=== BRIEF ===
Leave out the pictures and repeat the rest of the material exactly.

Start of RECORDED INFORMATION

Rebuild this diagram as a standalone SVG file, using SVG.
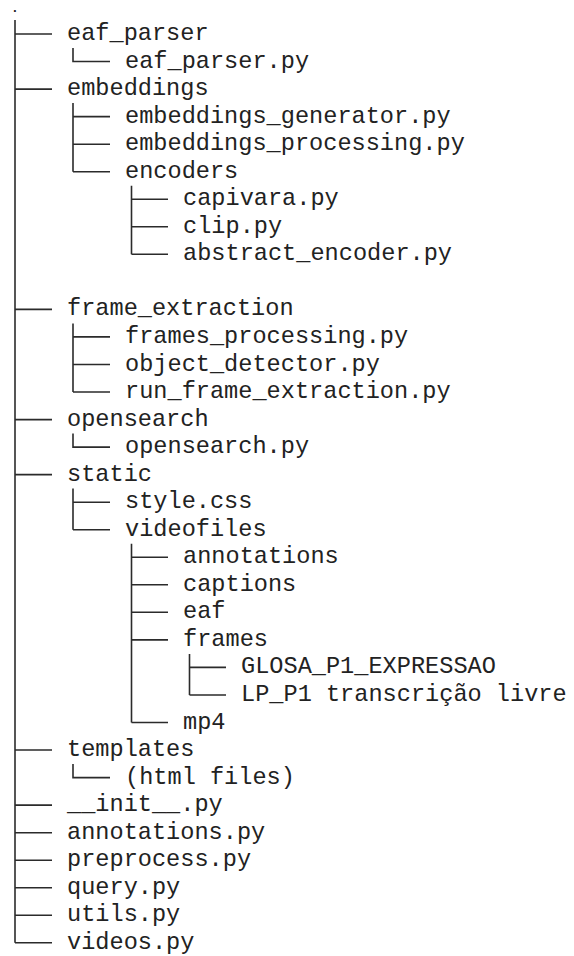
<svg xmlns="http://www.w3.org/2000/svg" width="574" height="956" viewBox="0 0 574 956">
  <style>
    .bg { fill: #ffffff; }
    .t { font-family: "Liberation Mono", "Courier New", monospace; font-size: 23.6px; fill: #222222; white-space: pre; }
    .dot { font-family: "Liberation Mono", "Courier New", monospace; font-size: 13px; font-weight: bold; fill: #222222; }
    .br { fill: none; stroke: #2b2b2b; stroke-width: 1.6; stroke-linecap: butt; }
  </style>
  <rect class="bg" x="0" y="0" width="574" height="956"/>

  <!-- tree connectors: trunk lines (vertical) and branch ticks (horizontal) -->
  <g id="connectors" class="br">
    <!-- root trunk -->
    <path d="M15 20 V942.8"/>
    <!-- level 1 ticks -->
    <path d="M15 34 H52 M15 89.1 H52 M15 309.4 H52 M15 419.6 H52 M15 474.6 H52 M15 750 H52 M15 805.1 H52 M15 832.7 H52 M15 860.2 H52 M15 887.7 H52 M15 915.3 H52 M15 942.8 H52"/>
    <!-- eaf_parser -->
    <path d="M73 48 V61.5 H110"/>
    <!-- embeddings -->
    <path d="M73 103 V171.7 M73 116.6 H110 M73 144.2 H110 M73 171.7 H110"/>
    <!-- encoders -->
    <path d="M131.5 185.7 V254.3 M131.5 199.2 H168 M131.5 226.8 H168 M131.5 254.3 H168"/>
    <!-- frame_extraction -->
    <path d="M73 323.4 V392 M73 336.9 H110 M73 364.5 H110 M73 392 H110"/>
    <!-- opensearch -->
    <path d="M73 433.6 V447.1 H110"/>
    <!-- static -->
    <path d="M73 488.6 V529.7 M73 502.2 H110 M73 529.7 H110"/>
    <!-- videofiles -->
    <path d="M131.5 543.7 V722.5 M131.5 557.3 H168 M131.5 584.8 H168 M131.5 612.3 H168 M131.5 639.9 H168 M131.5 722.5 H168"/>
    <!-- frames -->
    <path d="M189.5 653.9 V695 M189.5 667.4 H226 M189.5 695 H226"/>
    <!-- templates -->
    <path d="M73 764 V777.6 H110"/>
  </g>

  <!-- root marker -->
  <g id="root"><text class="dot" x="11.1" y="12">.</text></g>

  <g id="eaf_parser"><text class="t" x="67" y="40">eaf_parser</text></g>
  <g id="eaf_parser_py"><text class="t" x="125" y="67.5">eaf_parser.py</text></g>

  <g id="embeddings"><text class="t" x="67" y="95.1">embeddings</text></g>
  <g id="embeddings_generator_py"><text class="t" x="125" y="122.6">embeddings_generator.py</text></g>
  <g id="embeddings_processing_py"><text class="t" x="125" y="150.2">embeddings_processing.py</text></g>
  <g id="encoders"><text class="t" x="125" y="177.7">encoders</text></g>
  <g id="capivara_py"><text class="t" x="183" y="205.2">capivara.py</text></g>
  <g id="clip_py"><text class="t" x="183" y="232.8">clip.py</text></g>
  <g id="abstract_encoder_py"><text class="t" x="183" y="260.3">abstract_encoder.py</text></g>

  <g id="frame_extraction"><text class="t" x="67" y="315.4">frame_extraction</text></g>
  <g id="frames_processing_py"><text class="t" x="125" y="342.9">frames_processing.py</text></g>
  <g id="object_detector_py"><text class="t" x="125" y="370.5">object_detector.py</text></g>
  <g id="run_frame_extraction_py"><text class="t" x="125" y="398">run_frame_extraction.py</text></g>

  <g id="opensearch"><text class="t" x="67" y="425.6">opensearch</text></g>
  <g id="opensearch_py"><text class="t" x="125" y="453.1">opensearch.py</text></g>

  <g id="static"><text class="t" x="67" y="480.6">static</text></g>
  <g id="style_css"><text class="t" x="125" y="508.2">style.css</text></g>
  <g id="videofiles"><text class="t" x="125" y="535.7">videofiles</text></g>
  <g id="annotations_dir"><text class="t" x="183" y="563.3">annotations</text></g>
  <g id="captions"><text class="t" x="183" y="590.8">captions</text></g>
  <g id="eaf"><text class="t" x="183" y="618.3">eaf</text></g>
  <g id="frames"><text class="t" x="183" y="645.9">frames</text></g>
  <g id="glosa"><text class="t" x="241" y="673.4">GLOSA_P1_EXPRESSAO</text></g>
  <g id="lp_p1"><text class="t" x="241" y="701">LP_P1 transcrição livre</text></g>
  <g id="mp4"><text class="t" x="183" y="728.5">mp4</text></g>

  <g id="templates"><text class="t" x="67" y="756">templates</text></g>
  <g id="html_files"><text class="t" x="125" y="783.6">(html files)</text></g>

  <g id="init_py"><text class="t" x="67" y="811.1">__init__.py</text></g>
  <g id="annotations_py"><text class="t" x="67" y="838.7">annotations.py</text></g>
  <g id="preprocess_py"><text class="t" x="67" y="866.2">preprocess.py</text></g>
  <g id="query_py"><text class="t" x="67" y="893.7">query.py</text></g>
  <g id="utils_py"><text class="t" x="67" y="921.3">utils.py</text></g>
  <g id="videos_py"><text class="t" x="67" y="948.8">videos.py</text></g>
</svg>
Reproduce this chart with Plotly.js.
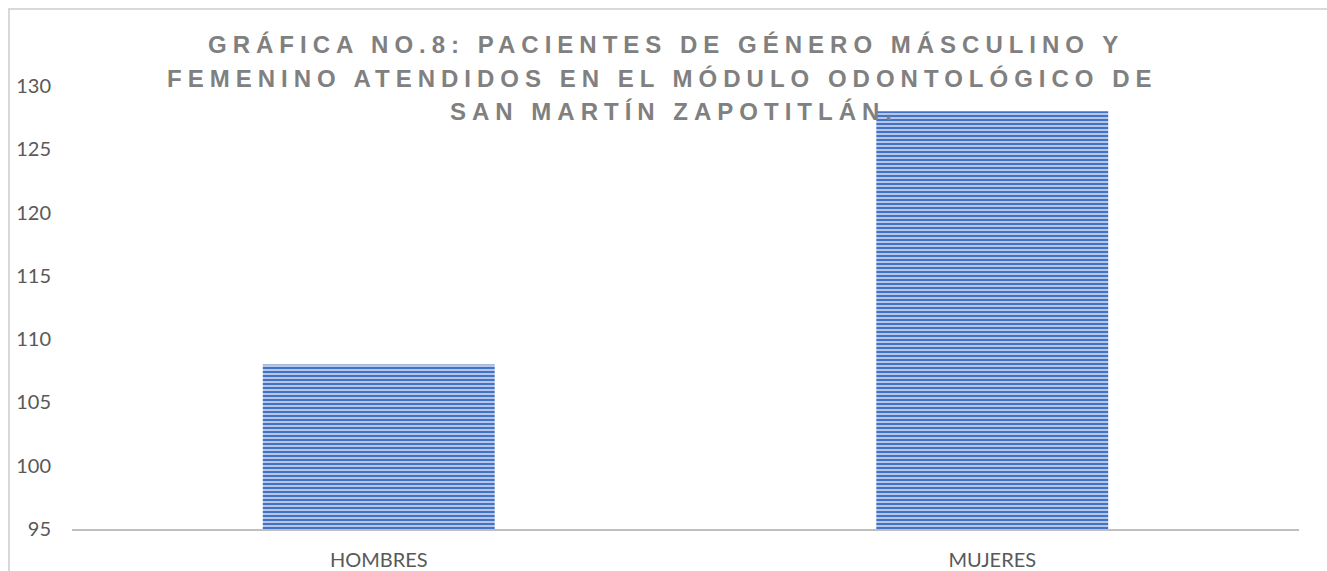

End of RECORDED INFORMATION

=== ANSWER TO THE EXERCISE ===
Rebuild this diagram as a standalone SVG file, using SVG.
<svg xmlns="http://www.w3.org/2000/svg" width="574" height="956" viewBox="0 0 574 956">
  <style>
    .bg { fill: #ffffff; }
    .t { font-family: "Liberation Mono", "Courier New", monospace; font-size: 23.6px; fill: #222222; white-space: pre; }
    .dot { font-family: "Liberation Mono", "Courier New", monospace; font-size: 13px; font-weight: bold; fill: #222222; }
    .br { fill: none; stroke: #2b2b2b; stroke-width: 1.6; stroke-linecap: butt; }
  </style>
  <rect class="bg" x="0" y="0" width="574" height="956"/>

  <!-- tree connectors: trunk lines (vertical) and branch ticks (horizontal) -->
  <g id="connectors" class="br">
    <!-- root trunk -->
    <path d="M15 20 V942.8"/>
    <!-- level 1 ticks -->
    <path d="M15 34 H52 M15 89.1 H52 M15 309.4 H52 M15 419.6 H52 M15 474.6 H52 M15 750 H52 M15 805.1 H52 M15 832.7 H52 M15 860.2 H52 M15 887.7 H52 M15 915.3 H52 M15 942.8 H52"/>
    <!-- eaf_parser -->
    <path d="M73 48 V61.5 H110"/>
    <!-- embeddings -->
    <path d="M73 103 V171.7 M73 116.6 H110 M73 144.2 H110 M73 171.7 H110"/>
    <!-- encoders -->
    <path d="M131.5 185.7 V254.3 M131.5 199.2 H168 M131.5 226.8 H168 M131.5 254.3 H168"/>
    <!-- frame_extraction -->
    <path d="M73 323.4 V392 M73 336.9 H110 M73 364.5 H110 M73 392 H110"/>
    <!-- opensearch -->
    <path d="M73 433.6 V447.1 H110"/>
    <!-- static -->
    <path d="M73 488.6 V529.7 M73 502.2 H110 M73 529.7 H110"/>
    <!-- videofiles -->
    <path d="M131.5 543.7 V722.5 M131.5 557.3 H168 M131.5 584.8 H168 M131.5 612.3 H168 M131.5 639.9 H168 M131.5 722.5 H168"/>
    <!-- frames -->
    <path d="M189.5 653.9 V695 M189.5 667.4 H226 M189.5 695 H226"/>
    <!-- templates -->
    <path d="M73 764 V777.6 H110"/>
  </g>

  <!-- root marker -->
  <g id="root"><text class="dot" x="11.1" y="12">.</text></g>

  <g id="eaf_parser"><text class="t" x="67" y="40">eaf_parser</text></g>
  <g id="eaf_parser_py"><text class="t" x="125" y="67.5">eaf_parser.py</text></g>

  <g id="embeddings"><text class="t" x="67" y="95.1">embeddings</text></g>
  <g id="embeddings_generator_py"><text class="t" x="125" y="122.6">embeddings_generator.py</text></g>
  <g id="embeddings_processing_py"><text class="t" x="125" y="150.2">embeddings_processing.py</text></g>
  <g id="encoders"><text class="t" x="125" y="177.7">encoders</text></g>
  <g id="capivara_py"><text class="t" x="183" y="205.2">capivara.py</text></g>
  <g id="clip_py"><text class="t" x="183" y="232.8">clip.py</text></g>
  <g id="abstract_encoder_py"><text class="t" x="183" y="260.3">abstract_encoder.py</text></g>

  <g id="frame_extraction"><text class="t" x="67" y="315.4">frame_extraction</text></g>
  <g id="frames_processing_py"><text class="t" x="125" y="342.9">frames_processing.py</text></g>
  <g id="object_detector_py"><text class="t" x="125" y="370.5">object_detector.py</text></g>
  <g id="run_frame_extraction_py"><text class="t" x="125" y="398">run_frame_extraction.py</text></g>

  <g id="opensearch"><text class="t" x="67" y="425.6">opensearch</text></g>
  <g id="opensearch_py"><text class="t" x="125" y="453.1">opensearch.py</text></g>

  <g id="static"><text class="t" x="67" y="480.6">static</text></g>
  <g id="style_css"><text class="t" x="125" y="508.2">style.css</text></g>
  <g id="videofiles"><text class="t" x="125" y="535.7">videofiles</text></g>
  <g id="annotations_dir"><text class="t" x="183" y="563.3">annotations</text></g>
  <g id="captions"><text class="t" x="183" y="590.8">captions</text></g>
  <g id="eaf"><text class="t" x="183" y="618.3">eaf</text></g>
  <g id="frames"><text class="t" x="183" y="645.9">frames</text></g>
  <g id="glosa"><text class="t" x="241" y="673.4">GLOSA_P1_EXPRESSAO</text></g>
  <g id="lp_p1"><text class="t" x="241" y="701">LP_P1 transcrição livre</text></g>
  <g id="mp4"><text class="t" x="183" y="728.5">mp4</text></g>

  <g id="templates"><text class="t" x="67" y="756">templates</text></g>
  <g id="html_files"><text class="t" x="125" y="783.6">(html files)</text></g>

  <g id="init_py"><text class="t" x="67" y="811.1">__init__.py</text></g>
  <g id="annotations_py"><text class="t" x="67" y="838.7">annotations.py</text></g>
  <g id="preprocess_py"><text class="t" x="67" y="866.2">preprocess.py</text></g>
  <g id="query_py"><text class="t" x="67" y="893.7">query.py</text></g>
  <g id="utils_py"><text class="t" x="67" y="921.3">utils.py</text></g>
  <g id="videos_py"><text class="t" x="67" y="948.8">videos.py</text></g>
</svg>
Reproduce this chart with Plotly.js.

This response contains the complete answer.